TASK PROMPT: Repeat only what lies from the line with "Recreate this image" to the line with "Chart.register(...registerables);", those two lines included, exactly as it stands; omit any images.

>>>>

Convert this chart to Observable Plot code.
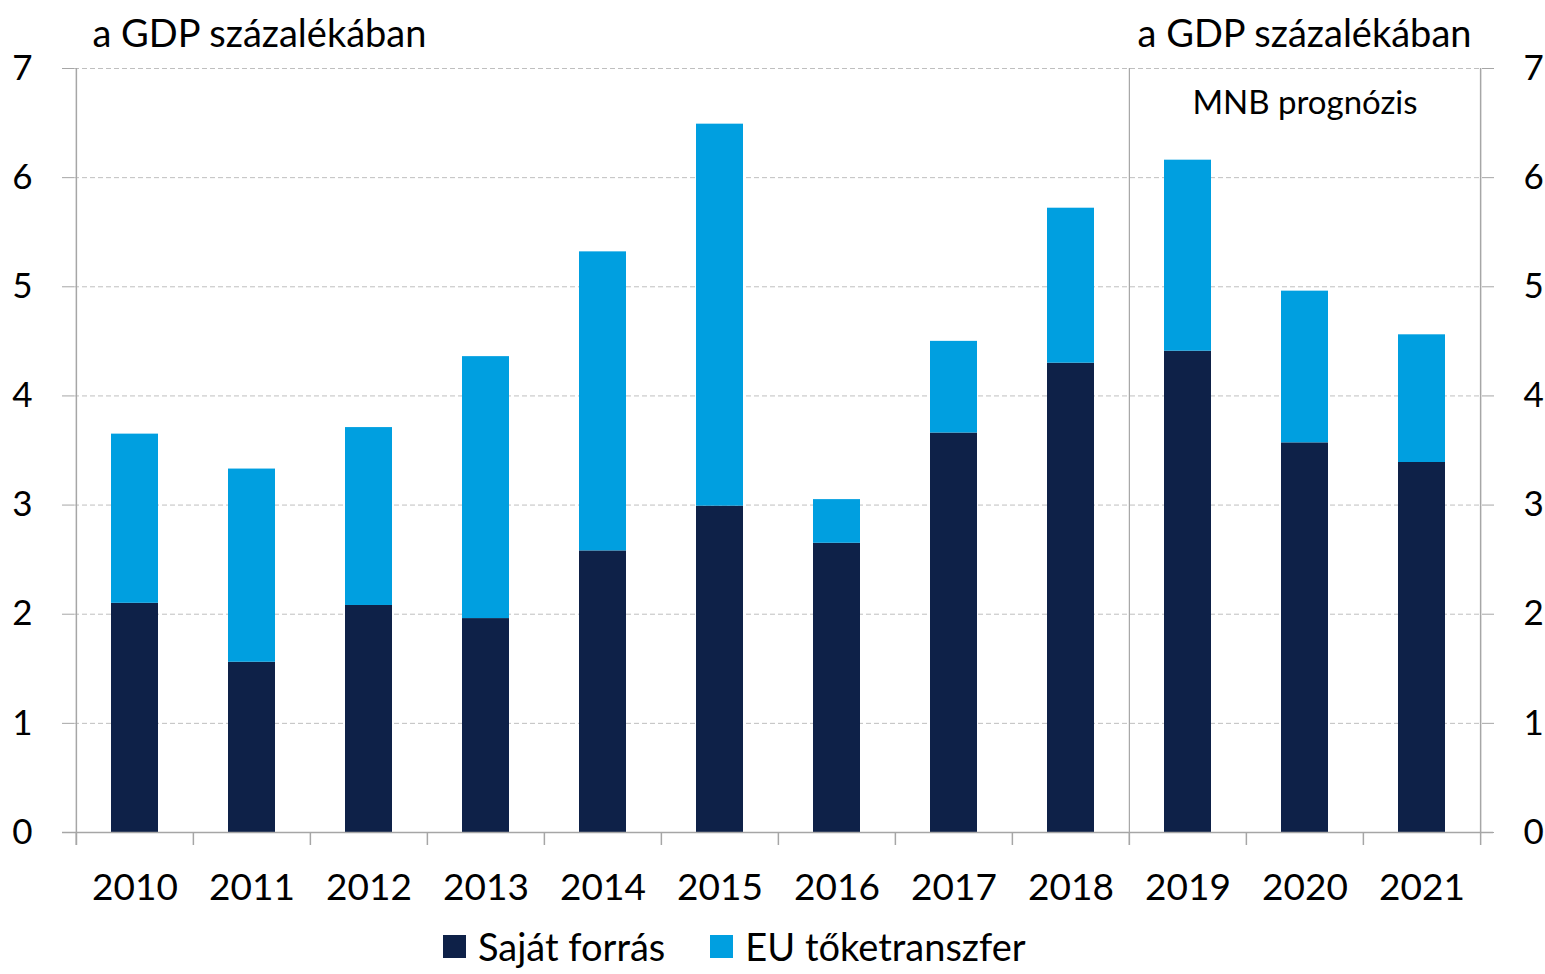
<!DOCTYPE html>
<html><head><meta charset="utf-8">
<script src="https://cdn.jsdelivr.net/npm/d3@7"></script>
<script src="https://cdn.jsdelivr.net/npm/@observablehq/plot@0.6"></script>
<style>
html,body{margin:0;padding:0;background:#fff;overflow:hidden;}
body{font-family:Lato,"Open Sans",sans-serif;color:#000;width:1545px;height:974px;}
#legend{display:flex;align-items:center;margin-left:443px;margin-top:0;font-size:38px;line-height:40px;height:40px;}
#legend .item{display:flex;align-items:center;margin-right:45px;}
#legend .sw{width:23px;height:23px;margin-right:12px;}
</style></head>
<body><div id="chart"></div><div id="legend"></div>
<script>
const years = ["2010","2011","2012","2013","2014","2015","2016","2017","2018","2019","2020","2021"];
const sajatForras = [2.10, 1.56, 2.08, 1.96, 2.58, 2.99, 2.65, 3.66, 4.30, 4.41, 3.57, 3.39];
const euToketranszfer = [1.55, 1.77, 1.63, 2.40, 2.74, 3.50, 0.40, 0.84, 1.42, 1.75, 1.39, 1.17];
const yTicks = [0, 1, 2, 3, 4, 5, 6, 7];
const seriesNames = ["Saját forrás", "EU tőketranszfer"];
const seriesColors = ["#0e2148", "#009fe0"];
const unitLabel = "a GDP százalékában";
const forecastLabel = "MNB prognózis";
const forecastStart = "2019";
const forecastMid = "2020";

const W = 1545, H = 926, ML = 74, MR = 64, MT = 68, MB = 94;
const step = (W - ML - MR) / years.length;
const axisColor = "#a6a6a6";

const rows = [
  ...years.map((y, i) => ({year: y, series: seriesNames[0], value: sajatForras[i]})),
  ...years.map((y, i) => ({year: y, series: seriesNames[1], value: euToketranszfer[i]}))
];

const chart = Plot.plot({
  width: W, height: H,
  marginLeft: ML, marginRight: MR, marginTop: MT, marginBottom: MB,
  style: {fontFamily: "Lato, 'Open Sans', sans-serif", color: "#000", background: "#fff", overflow: "visible"},
  x: {domain: years, padding: 0, axis: null},
  y: {domain: [0, 7], axis: null},
  color: {domain: seriesNames, range: seriesColors},
  marks: [
    Plot.gridY(yTicks.filter(d => d > 0), {stroke: "#bfbfbf", strokeOpacity: 1, strokeDasharray: "5,3"}),
    Plot.barY(rows, {x: "year", y: "value", fill: "series", insetLeft: 35, insetRight: 35}),
    Plot.ruleY([0], {stroke: axisColor, strokeWidth: 1.5, insetLeft: -12, insetRight: -12}),
    Plot.ruleX(years, {dx: -step / 2, y1: 0, y2: 0, insetBottom: -13, stroke: axisColor, strokeWidth: 1.5}),
    Plot.ruleX([years[0]], {dx: -step / 2, y1: 7, y2: 0, insetBottom: -13, stroke: axisColor, strokeWidth: 1.5}),
    Plot.ruleX([years[years.length - 1]], {dx: step / 2, y1: 7, y2: 0, insetBottom: -13, stroke: axisColor, strokeWidth: 1.5}),
    Plot.ruleX([forecastStart], {dx: -step / 2, y1: 7, y2: 0, insetBottom: -13, stroke: axisColor, strokeWidth: 1.2}),
    Plot.axisY(yTicks, {anchor: "left", tickSize: 12, tickPadding: 30, tickFormat: d3.format("d"), stroke: axisColor, fill: "#000", fontSize: 35, label: null}),
    Plot.axisY(yTicks, {anchor: "right", tickSize: 12, tickPadding: 30, tickFormat: d3.format("d"), stroke: axisColor, fill: "#000", fontSize: 35, label: null}),
    Plot.axisX(years, {tickSize: 0, tickPadding: 41, fill: "#000", fontSize: 37, label: null}),
    Plot.text([unitLabel], {frameAnchor: "top-left", textAnchor: "start", lineAnchor: "top", dx: 18, dy: -48, fontSize: 38, fill: "#000"}),
    Plot.text([unitLabel], {frameAnchor: "top-right", textAnchor: "end", lineAnchor: "top", dx: -10, dy: -48, fontSize: 38, fill: "#000"}),
    Plot.text([forecastLabel], {x: () => forecastMid, y: () => 7, lineAnchor: "top", dy: 22, fontSize: 33, fill: "#000"})
  ]
});
document.getElementById("chart").appendChild(chart);

const legend = document.getElementById("legend");
seriesNames.forEach((name, i) => {
  const item = document.createElement("div");
  item.className = "item";
  const sw = document.createElement("span");
  sw.className = "sw";
  sw.style.background = seriesColors[i];
  const t = document.createElement("span");
  t.textContent = name;
  item.appendChild(sw); item.appendChild(t);
  legend.appendChild(item);
});
</script>
</body></html>
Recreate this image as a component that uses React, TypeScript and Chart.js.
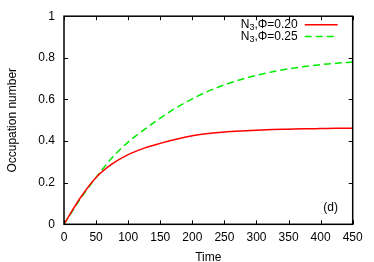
import React, { useEffect, useRef } from "react";
import { Chart, registerables } from "chart.js";

Chart.register(...registerables);

const times = [0, 25, 50, 75, 100, 125, 150, 175, 200, 225, 250, 275, 300, 325, 350, 375, 400, 425, 450];
const red020 = [0, 0.125, 0.225, 0.29, 0.335, 0.366, 0.389, 0.409, 0.425, 0.436, 0.443, 0.448, 0.452, 0.455, 0.457, 0.459, 0.46, 0.461, 0.461];
const green025 = [0, 0.12, 0.225, 0.32, 0.395, 0.455, 0.51, 0.56, 0.603, 0.64, 0.67, 0.695, 0.716, 0.733, 0.747, 0.758, 0.767, 0.774, 0.78];
const xTicks = [0, 50, 100, 150, 200, 250, 300, 350, 400, 450];
const yTicks = [0, 0.2, 0.4, 0.6, 0.8, 1];
const seriesLabels = ["0.20", "0.25"];
const seriesColors = ["#ff0000", "#00ee00"];
const panelLabel = "(d)";
const xTitle = "Time";
const yTitle = "Occupation number";

const FONT = "'Liberation Sans', Arial, sans-serif";

const decorPlugin = {
  id: "decor",
  afterDraw(chart: any) {
    const { ctx, chartArea: a, scales } = chart;
    const xs = scales.x;
    const ys = scales.y;
    ctx.save();
    ctx.strokeStyle = "#000";
    ctx.lineWidth = 1;
    const tl = 4;
    ctx.beginPath();
    xTicks.forEach((t) => {
      const px = Math.round(xs.getPixelForValue(t)) + 0.5;
      ctx.moveTo(px, a.bottom);
      ctx.lineTo(px, a.bottom - tl);
      ctx.moveTo(px, a.top);
      ctx.lineTo(px, a.top + tl);
    });
    yTicks.forEach((t) => {
      const py = Math.round(ys.getPixelForValue(t)) + 0.5;
      ctx.moveTo(a.left, py);
      ctx.lineTo(a.left + tl, py);
      ctx.moveTo(a.right, py);
      ctx.lineTo(a.right - tl, py);
    });
    ctx.stroke();
    ctx.lineWidth = 1.5;
    ctx.strokeRect(a.left, a.top, a.right - a.left, a.bottom - a.top);

    // legend
    const textRight = a.right - 55;
    const lineX0 = a.right - 48;
    const lineX1 = a.right - 15;
    seriesLabels.forEach((lab, i) => {
      const y = a.top + 8.5 + i * 11.7;
      ctx.font = `12px ${FONT}`;
      ctx.textBaseline = "middle";
      const rest = ",Φ=" + lab;
      const wN = ctx.measureText("N").width;
      const wRest = ctx.measureText(rest).width;
      ctx.font = `9px ${FONT}`;
      const wSub = ctx.measureText("3").width;
      let x = textRight - wN - wSub - wRest;
      ctx.fillStyle = "#000";
      ctx.textAlign = "left";
      ctx.font = `12px ${FONT}`;
      ctx.fillText("N", x, y);
      x += wN;
      ctx.font = `9px ${FONT}`;
      ctx.fillText("3", x, y + 3);
      x += wSub;
      ctx.font = `12px ${FONT}`;
      ctx.fillText(rest, x, y);
      ctx.strokeStyle = seriesColors[i];
      ctx.lineWidth = 1.5;
      ctx.setLineDash(i === 1 ? [7, 4] : []);
      ctx.beginPath();
      ctx.moveTo(lineX0, y);
      ctx.lineTo(lineX1, y);
      ctx.stroke();
      ctx.setLineDash([]);
    });

    ctx.fillStyle = "#000";
    ctx.font = `12px ${FONT}`;
    ctx.textAlign = "center";
    ctx.textBaseline = "middle";
    ctx.fillText(panelLabel, a.right - 22, a.bottom - 17);
    ctx.restore();
  },
};

export default function App() {
  const ref = useRef<HTMLCanvasElement>(null);
  useEffect(() => {
    if (!ref.current) return;
    const chart = new Chart(ref.current, {
      type: "line",
      data: {
        datasets: [
          {
            label: "N3,Φ=" + seriesLabels[0],
            data: times.map((t, i) => ({ x: t, y: red020[i] })),
            borderColor: seriesColors[0],
            borderWidth: 1.5,
            pointRadius: 0,
            cubicInterpolationMode: "monotone",
            fill: false,
          },
          {
            label: "N3,Φ=" + seriesLabels[1],
            data: times.map((t, i) => ({ x: t, y: green025[i] })),
            borderColor: seriesColors[1],
            borderWidth: 1.5,
            borderDash: [7, 4],
            pointRadius: 0,
            cubicInterpolationMode: "monotone",
            fill: false,
          },
        ],
      },
      options: {
        animation: false,
        responsive: false,
        maintainAspectRatio: false,
        layout: { padding: { left: 0, top: 14.7, right: 21.3, bottom: 0 } },
        plugins: { legend: { display: false }, tooltip: { enabled: false } },
        scales: {
          x: {
            type: "linear",
            min: 0,
            max: 450,
            afterFit: (s: any) => {
              s.height = 37.7;
            },
            afterBuildTicks: (s: any) => {
              s.ticks = xTicks.map((v) => ({ value: v }));
            },
            grid: { display: false, drawTicks: false },
            border: { display: false },
            ticks: {
              padding: 6,
              color: "#000",
              font: { family: FONT, size: 12 },
              maxRotation: 0,
              callback: (v: any) => String(v),
            },
            title: {
              display: true,
              text: xTitle,
              color: "#000",
              font: { family: FONT, size: 12 },
              padding: { top: 0, bottom: -3 },
            },
          },
          y: {
            type: "linear",
            min: 0,
            max: 1,
            afterFit: (s: any) => {
              s.width = 64;
            },
            afterBuildTicks: (s: any) => {
              s.ticks = yTicks.map((v) => ({ value: v }));
            },
            grid: { display: false, drawTicks: false },
            border: { display: false },
            ticks: {
              padding: 9,
              color: "#000",
              font: { family: FONT, size: 12 },
              callback: (v: any) => String(Math.round(v * 10) / 10),
            },
            title: {
              display: true,
              text: yTitle,
              color: "#000",
              font: { family: FONT, size: 12 },
              padding: { top: 5, bottom: 0 },
            },
          },
        },
      },
      plugins: [decorPlugin],
    } as any);
    return () => chart.destroy();
  }, []);
  return (
    <div style={{ position: "absolute", left: 0, top: 0, width: 374, height: 262, background: "#fff" }}>
      <canvas ref={ref} width={374} height={262} style={{ width: 374, height: 262 }} />
    </div>
  );
}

<<<<

RESPONSE BELOW:
Recreate this image as a component that uses React, TypeScript and Chart.js.
import React, { useEffect, useRef } from "react";
import { Chart, registerables } from "chart.js";

Chart.register(...registerables);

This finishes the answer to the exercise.